Category Archives: Alexey Tyranov

Painted Interiors: Alexey Tyranov – View of the Big Church of the Winter Palace (1829)

Alexei Tyranov, The View of the Big Church of the Winter Palace (1829)

 

Eduard Hau, The Grand Church (1860s)

In this 1829 painting the Russian artist Alexei Tyranov depicted the interior of the Grand Church at the Winter Palace (now a part of the State Hermitage Museum) in St. Petersburg. The Church consecrated in the name of the Not-made-by-hand-image-of-our-Saviour is one of the few remaining parts of the original architectural rococo designs by the famous Italian architect Francesco Bartolomeo Rastrelli. In 1918 the Church was closed for services and has for years served as an exhibition hall within the Hermitage. Sadly, like the Tretyakov Gallery, the Hermitage is engulfed in a dispute with the Russian Orthodox Church over its assumed “property”. With Tretyakov Gallery, the Church was trying to appropriate (expropriate may be a better word?) the world-known icons, including Andrei Rublev’s Holy Trinity. With the Grand Church, it would understandably like to resume religious ceremonies here. The culture officials are accused on spending money on “postmodern” scares, like The Black Rectangle by Malevich instead of devoting the museum space to a “holier” purpose.

Laurits Tuxen, The Wedding of Nicholas II and Alix of Hesse (1895)
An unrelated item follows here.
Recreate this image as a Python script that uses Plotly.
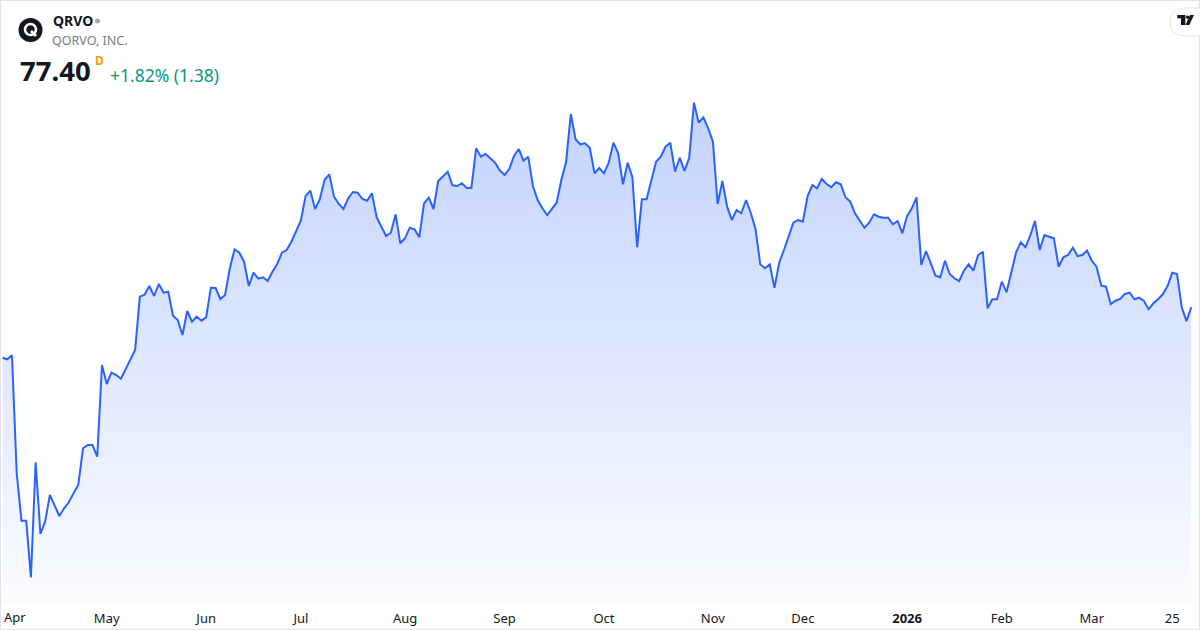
import pandas as pd
import plotly.graph_objects as go

# --- data: QRVO daily closes, 2025-03-31 .. 2026-03-31 (trading days) ---
holidays = ["2025-04-18", "2025-05-26", "2025-06-19", "2025-07-04", "2025-09-01",
            "2025-11-27", "2025-12-25", "2026-01-01", "2026-01-19", "2026-02-16"]
days = pd.bdate_range("2025-03-31", "2026-03-31")
dates = [d.strftime("%Y-%m-%d") for d in days if d.strftime("%Y-%m-%d") not in holidays]

close = [
    72.36, 72.20, 72.60, 60.80, 56.06, 56.06, 50.40, 61.90, 54.73, 55.96,
    58.63, 57.58, 56.53, 57.30, 57.90, 58.80, 59.63, 63.30, 63.63, 63.63,
    62.46, 71.63, 69.73, 70.86, 70.63, 70.26, 71.20, 72.30, 73.13, 78.46,
    78.66, 79.53, 78.53, 79.73, 78.86, 78.96, 76.56, 76.13, 74.63, 77.03,
    75.96, 76.46, 76.06, 76.40, 79.36, 79.33, 78.23, 78.63, 81.30, 83.20,
    82.86, 81.96, 79.53, 80.86, 80.26, 80.40, 80.03, 80.96, 81.73, 82.86,
    83.13, 83.96, 84.96, 86.08, 88.53, 89.06, 87.23, 88.20, 90.13, 90.70,
    88.46, 87.73, 87.23, 88.30, 88.93, 88.86, 88.23, 88.06, 88.80, 86.40,
    85.46, 84.53, 84.86, 86.70, 83.80, 84.30, 85.36, 85.20, 84.40, 87.80,
    88.36, 87.23, 90.03, 90.46, 90.96, 89.60, 89.53, 89.80, 89.33, 89.33,
    93.30, 92.46, 92.73, 92.30, 91.86, 91.10, 90.63, 91.23, 92.53, 93.23,
    92.06, 92.46, 89.53, 88.13, 87.30, 86.63, 87.20, 87.86, 90.13, 91.96,
    96.73, 94.20, 93.70, 93.80, 93.36, 90.80, 91.33, 90.80, 91.86, 93.86,
    92.80, 89.70, 91.86, 90.40, 83.40, 88.20, 88.20, 90.13, 91.96, 92.46,
    93.46, 93.86, 90.96, 92.36, 91.03, 92.36, 97.86, 95.86, 96.40, 95.30,
    93.96, 87.73, 90.03, 87.46, 86.13, 87.13, 86.80, 88.13, 86.83, 85.20,
    81.70, 81.30, 81.70, 79.36, 81.86, 83.13, 84.53, 85.86, 86.13, 85.96,
    88.53, 89.63, 89.30, 90.23, 89.73, 89.40, 89.90, 89.70, 88.40, 87.96,
    86.80, 86.13, 85.36, 85.86, 86.70, 86.46, 86.36, 86.36, 85.70, 86.03,
    84.80, 86.53, 87.30, 88.40, 81.63, 83.03, 81.86, 80.56, 80.40, 82.06,
    80.73, 80.30, 80.03, 81.06, 81.70, 81.06, 82.63, 82.96, 77.30, 78.20,
    78.20, 79.96, 78.90, 81.03, 82.86, 83.90, 83.40, 84.56, 86.03, 83.13,
    84.63, 84.46, 84.30, 81.46, 82.40, 82.63, 83.36, 82.53, 82.63, 83.06,
    82.06, 81.46, 79.56, 79.46, 77.73, 78.06, 78.23, 78.73, 78.86, 78.20,
    78.36, 78.03, 77.20, 77.80, 78.20, 78.70, 79.53, 80.86, 80.73, 77.40,
    76.02, 77.40,
]

tick_dates = ["2025-05-01", "2025-06-02", "2025-07-01", "2025-08-01", "2025-09-02",
              "2025-10-01", "2025-11-03", "2025-12-01", "2026-01-02", "2026-02-02",
              "2026-03-02", "2026-03-25"]
tick_text = ["May", "Jun", "Jul", "Aug", "Sep", "Oct", "Nov", "Dec", "<b>2026</b>",
             "Feb", "Mar", "25"]

symbol = "QRVO"
company = "QORVO, INC."
last_price = 77.40
change = 1.38
change_pct = 1.82

# --- layout helpers (pixel -> paper, plot area is 1200 x 603) ---
W, H, PLOT_H = 1200, 630, 603
Y_LO, Y_HI = 47.83, 108.13
FONT = "Noto Sans"


def px(x):
    return x / W


def py(y):
    return (PLOT_H - y) / PLOT_H


fig = go.Figure()
fig.add_trace(go.Scatter(
    x=dates, y=close, mode="lines",
    line=dict(color="#2962FF", width=2),
    fill="tozeroy",
    fillgradient=dict(
        type="vertical", start=Y_LO, stop=max(close),
        colorscale=[[0, "rgba(41,98,255,0.02)"], [1, "rgba(41,98,255,0.28)"]],
    ),
    hoverinfo="skip",
))

shapes = [
    # chart border
    dict(type="rect", xref="paper", yref="paper", x0=px(0.5), x1=px(1199.5),
         y0=py(629.5), y1=py(0.5), line=dict(color="#e0e3eb", width=1)),
    # company logo
    dict(type="circle", xref="paper", yref="paper", x0=px(18.5), x1=px(42.5),
         y0=py(42), y1=py(18), fillcolor="#131722", line_width=0),
    dict(type="circle", xref="paper", yref="paper", x0=px(25), x1=px(36),
         y0=py(35), y1=py(24), line=dict(color="white", width=2.6)),
    dict(type="line", xref="paper", yref="paper", x0=px(31), x1=px(36),
         y0=py(31), y1=py(36), line=dict(color="white", width=2.6)),
    # status dot
    dict(type="circle", xref="paper", yref="paper", x0=px(95), x1=px(100),
         y0=py(23.5), y1=py(18.5), fillcolor="#a3a6af", line_width=0),
    # TradingView badge
    dict(type="path", xref="paper", yref="paper",
         path=(f"M {px(1201)},{py(8)} L {px(1185)},{py(8)} "
               f"Q {px(1170)},{py(8)} {px(1170)},{py(22)} "
               f"Q {px(1170)},{py(36)} {px(1185)},{py(36)} L {px(1201)},{py(36)} Z"),
         fillcolor="white", line=dict(color="rgba(0,0,0,0.10)", width=1)),
    dict(type="rect", xref="paper", yref="paper", x0=px(1177.3), x1=px(1185.3),
         y0=py(18.3), y1=py(15), fillcolor="#131722", line_width=0),
    dict(type="rect", xref="paper", yref="paper", x0=px(1181), x1=px(1185.3),
         y0=py(25), y1=py(15), fillcolor="#131722", line_width=0),
    dict(type="circle", xref="paper", yref="paper", x0=px(1186), x1=px(1189.4),
         y0=py(19), y1=py(15.6), fillcolor="#131722", line_width=0),
    dict(type="path", xref="paper", yref="paper",
         path=(f"M {px(1190)},{py(15)} L {px(1194)},{py(15)} "
               f"L {px(1189.3)},{py(25)} L {px(1185.5)},{py(25)} Z"),
         fillcolor="#131722", line_width=0),
]

annotations = [
    dict(text=f"<b>{symbol}</b>", x=px(50.5), y=py(21), font=dict(size=14, color="#131722")),
    dict(text=company, x=px(50), y=py(40.5), font=dict(size=12.5, color="#787b86")),
    dict(text=f"<b>{last_price:.2f}</b>", x=px(17.5), y=py(70.5),
         font=dict(size=27.5, color="#131722")),
    dict(text="<b>D</b>", x=px(92.5), y=py(61), font=dict(size=12, color="#ff9800")),
    dict(text=f"+{change_pct:.2f}% ({change:.2f})", x=px(107.5), y=py(75),
         font=dict(size=17.5, color="#089981")),
    dict(text="Apr", x=px(2), y=py(617), font=dict(size=13, color="#131722")),
]
for a in annotations:
    a.update(xref="paper", yref="paper", xanchor="left", yanchor="middle",
             showarrow=False)

fig.update_layout(
    width=W, height=H,
    margin=dict(l=0, r=0, t=0, b=H - PLOT_H),
    paper_bgcolor="white", plot_bgcolor="white",
    font=dict(family=FONT, color="#131722"),
    showlegend=False,
    shapes=shapes,
    annotations=annotations,
    xaxis=dict(
        type="category", range=[-0.53, 252.85],
        tickvals=tick_dates, ticktext=tick_text,
        tickfont=dict(size=13, color="#131722"),
        ticklabelstandoff=6,
        showgrid=False, zeroline=False, showline=False, ticks="",
    ),
    yaxis=dict(range=[Y_LO, Y_HI], visible=False, showgrid=False, zeroline=False),
)

fig.write_html("out.html", config={"displayModeBar": False},
               post_script="document.body.style.margin='0';")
Tyranov was known for a nearly photographic quality of his paintings, which is even better seen if we compare the aquarel painting of the same Church by Eduard Hau, executed in 1860s. Interestingly, in 1895 the Grand Church became the place where Nicholas II of Russia wedded Alix of Hesse. The ceremony was again documented in a painting, this time by Laurits Tuxen.